### DATA FOR PROCESSING
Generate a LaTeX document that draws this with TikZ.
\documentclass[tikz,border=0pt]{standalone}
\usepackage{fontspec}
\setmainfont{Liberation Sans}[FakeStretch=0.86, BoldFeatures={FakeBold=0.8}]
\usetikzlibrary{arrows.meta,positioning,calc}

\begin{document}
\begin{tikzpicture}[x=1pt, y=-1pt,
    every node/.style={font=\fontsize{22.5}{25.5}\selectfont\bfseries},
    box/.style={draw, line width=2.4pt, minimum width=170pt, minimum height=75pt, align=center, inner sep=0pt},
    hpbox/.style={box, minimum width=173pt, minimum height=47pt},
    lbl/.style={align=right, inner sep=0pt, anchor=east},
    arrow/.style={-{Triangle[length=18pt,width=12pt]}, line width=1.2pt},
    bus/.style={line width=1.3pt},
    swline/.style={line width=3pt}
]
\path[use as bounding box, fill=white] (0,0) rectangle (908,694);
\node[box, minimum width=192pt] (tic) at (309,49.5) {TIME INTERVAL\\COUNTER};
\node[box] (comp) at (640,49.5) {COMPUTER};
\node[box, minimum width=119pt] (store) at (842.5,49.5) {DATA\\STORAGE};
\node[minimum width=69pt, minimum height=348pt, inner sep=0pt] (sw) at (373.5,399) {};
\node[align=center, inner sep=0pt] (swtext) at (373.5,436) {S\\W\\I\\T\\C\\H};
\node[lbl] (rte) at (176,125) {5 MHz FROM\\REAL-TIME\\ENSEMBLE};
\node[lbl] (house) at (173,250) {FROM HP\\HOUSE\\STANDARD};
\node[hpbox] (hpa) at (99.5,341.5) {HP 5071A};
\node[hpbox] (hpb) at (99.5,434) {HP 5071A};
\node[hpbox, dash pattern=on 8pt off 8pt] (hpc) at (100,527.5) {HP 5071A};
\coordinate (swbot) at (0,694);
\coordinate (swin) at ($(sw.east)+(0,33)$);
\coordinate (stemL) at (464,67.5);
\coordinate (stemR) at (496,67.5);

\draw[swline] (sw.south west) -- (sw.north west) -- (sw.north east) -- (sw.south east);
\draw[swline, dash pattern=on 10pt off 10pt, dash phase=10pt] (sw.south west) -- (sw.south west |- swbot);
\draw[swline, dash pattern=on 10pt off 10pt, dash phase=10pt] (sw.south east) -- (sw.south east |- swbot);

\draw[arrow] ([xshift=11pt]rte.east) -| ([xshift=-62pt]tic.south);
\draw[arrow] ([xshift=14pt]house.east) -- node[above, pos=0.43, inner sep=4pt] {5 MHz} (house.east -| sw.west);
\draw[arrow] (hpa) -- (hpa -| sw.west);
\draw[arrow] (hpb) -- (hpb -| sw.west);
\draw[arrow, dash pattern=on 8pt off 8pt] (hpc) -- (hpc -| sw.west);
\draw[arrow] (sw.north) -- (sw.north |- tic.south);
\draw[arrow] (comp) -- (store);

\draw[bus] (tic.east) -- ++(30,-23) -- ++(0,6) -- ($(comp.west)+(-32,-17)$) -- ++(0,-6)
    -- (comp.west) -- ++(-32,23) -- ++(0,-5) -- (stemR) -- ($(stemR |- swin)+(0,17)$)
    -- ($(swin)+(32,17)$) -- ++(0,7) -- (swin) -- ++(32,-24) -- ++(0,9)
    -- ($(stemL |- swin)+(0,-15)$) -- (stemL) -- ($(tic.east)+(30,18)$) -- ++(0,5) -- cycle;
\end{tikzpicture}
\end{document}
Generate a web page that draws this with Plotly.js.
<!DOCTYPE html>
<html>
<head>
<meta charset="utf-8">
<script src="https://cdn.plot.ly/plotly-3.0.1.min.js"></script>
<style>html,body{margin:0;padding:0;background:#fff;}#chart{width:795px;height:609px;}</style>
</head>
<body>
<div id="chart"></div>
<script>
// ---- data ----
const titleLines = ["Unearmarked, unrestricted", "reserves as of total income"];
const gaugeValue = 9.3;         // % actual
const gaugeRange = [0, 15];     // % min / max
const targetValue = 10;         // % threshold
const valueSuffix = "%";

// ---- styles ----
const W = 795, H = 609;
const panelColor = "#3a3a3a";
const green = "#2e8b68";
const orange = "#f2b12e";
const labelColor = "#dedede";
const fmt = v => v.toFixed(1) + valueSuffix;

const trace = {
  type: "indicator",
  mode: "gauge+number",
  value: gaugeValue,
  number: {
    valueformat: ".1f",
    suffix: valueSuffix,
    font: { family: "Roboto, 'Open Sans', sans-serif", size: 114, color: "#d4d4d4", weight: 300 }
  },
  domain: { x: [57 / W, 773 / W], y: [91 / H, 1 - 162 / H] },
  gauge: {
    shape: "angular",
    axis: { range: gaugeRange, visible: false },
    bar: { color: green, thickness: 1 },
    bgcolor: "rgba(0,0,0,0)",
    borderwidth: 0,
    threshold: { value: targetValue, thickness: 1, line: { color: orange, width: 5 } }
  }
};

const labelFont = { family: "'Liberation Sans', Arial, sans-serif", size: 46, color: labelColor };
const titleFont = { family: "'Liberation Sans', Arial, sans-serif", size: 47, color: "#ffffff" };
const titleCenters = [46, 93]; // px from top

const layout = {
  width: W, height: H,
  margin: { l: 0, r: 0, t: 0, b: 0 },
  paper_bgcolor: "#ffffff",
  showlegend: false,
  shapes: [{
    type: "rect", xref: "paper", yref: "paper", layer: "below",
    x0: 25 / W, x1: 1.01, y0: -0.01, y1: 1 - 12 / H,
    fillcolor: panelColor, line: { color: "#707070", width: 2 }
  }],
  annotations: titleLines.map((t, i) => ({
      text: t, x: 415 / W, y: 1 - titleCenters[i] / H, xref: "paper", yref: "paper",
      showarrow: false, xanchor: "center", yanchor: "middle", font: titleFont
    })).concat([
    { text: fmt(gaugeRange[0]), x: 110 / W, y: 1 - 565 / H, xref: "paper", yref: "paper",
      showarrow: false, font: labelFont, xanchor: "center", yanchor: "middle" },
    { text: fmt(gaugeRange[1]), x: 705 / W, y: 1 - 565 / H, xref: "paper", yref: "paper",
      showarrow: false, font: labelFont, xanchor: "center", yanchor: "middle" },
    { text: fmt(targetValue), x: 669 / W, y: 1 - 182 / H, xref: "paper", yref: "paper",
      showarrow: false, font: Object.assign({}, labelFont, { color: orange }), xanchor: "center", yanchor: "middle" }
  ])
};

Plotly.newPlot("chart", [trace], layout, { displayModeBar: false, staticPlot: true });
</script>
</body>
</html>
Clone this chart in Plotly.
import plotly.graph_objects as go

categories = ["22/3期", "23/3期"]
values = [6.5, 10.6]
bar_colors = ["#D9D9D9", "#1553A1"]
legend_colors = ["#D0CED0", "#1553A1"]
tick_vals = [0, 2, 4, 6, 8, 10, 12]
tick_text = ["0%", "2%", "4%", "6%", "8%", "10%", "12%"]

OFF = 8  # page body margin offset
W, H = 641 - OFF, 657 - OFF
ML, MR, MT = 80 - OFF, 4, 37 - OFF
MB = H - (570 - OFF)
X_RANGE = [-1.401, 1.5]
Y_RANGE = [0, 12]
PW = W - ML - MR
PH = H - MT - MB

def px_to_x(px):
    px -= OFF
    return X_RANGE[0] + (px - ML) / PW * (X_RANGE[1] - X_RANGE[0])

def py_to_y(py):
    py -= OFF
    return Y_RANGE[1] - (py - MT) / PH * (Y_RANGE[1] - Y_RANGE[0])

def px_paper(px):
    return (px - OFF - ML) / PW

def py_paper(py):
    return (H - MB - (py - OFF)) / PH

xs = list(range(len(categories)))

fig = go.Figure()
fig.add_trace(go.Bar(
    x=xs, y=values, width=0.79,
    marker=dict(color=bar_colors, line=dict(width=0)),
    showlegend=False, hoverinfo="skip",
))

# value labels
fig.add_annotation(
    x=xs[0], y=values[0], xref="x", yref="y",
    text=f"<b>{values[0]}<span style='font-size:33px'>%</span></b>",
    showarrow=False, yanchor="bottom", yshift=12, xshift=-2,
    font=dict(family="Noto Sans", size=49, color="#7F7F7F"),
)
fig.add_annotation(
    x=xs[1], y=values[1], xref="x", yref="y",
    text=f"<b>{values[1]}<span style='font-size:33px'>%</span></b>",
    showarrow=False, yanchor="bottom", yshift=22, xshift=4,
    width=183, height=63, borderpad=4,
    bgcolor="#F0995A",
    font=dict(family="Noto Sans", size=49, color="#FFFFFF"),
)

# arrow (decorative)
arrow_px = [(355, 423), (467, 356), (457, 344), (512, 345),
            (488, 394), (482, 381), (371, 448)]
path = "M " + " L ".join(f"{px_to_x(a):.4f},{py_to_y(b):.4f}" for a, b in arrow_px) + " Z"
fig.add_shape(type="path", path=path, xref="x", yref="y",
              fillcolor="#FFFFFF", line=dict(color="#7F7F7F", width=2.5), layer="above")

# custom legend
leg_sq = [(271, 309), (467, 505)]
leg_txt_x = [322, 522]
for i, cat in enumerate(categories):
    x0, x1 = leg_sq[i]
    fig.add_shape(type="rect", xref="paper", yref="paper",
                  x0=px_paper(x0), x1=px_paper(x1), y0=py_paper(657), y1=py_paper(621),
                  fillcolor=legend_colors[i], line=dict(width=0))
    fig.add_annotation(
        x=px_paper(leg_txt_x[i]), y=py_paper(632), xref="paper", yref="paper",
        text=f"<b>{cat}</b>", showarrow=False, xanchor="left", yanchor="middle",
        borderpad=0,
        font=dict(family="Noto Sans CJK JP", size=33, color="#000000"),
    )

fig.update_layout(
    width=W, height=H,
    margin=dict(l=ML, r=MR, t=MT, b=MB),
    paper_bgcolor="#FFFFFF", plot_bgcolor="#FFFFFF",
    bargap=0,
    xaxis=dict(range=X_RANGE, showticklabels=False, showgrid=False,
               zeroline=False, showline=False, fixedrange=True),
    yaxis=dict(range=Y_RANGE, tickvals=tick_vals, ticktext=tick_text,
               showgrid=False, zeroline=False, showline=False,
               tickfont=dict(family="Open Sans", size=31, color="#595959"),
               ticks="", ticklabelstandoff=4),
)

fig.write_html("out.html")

### OBJECTIVE
Repeat word for word the lines from the line with "Clone this chart in Plotly." to the line with "xs = list(range(len(categories)))", both lines included.

### ANSWER BELOW
Clone this chart in Plotly.
import plotly.graph_objects as go

categories = ["22/3期", "23/3期"]
values = [6.5, 10.6]
bar_colors = ["#D9D9D9", "#1553A1"]
legend_colors = ["#D0CED0", "#1553A1"]
tick_vals = [0, 2, 4, 6, 8, 10, 12]
tick_text = ["0%", "2%", "4%", "6%", "8%", "10%", "12%"]

OFF = 8  # page body margin offset
W, H = 641 - OFF, 657 - OFF
ML, MR, MT = 80 - OFF, 4, 37 - OFF
MB = H - (570 - OFF)
X_RANGE = [-1.401, 1.5]
Y_RANGE = [0, 12]
PW = W - ML - MR
PH = H - MT - MB

def px_to_x(px):
    px -= OFF
    return X_RANGE[0] + (px - ML) / PW * (X_RANGE[1] - X_RANGE[0])

def py_to_y(py):
    py -= OFF
    return Y_RANGE[1] - (py - MT) / PH * (Y_RANGE[1] - Y_RANGE[0])

def px_paper(px):
    return (px - OFF - ML) / PW

def py_paper(py):
    return (H - MB - (py - OFF)) / PH

xs = list(range(len(categories)))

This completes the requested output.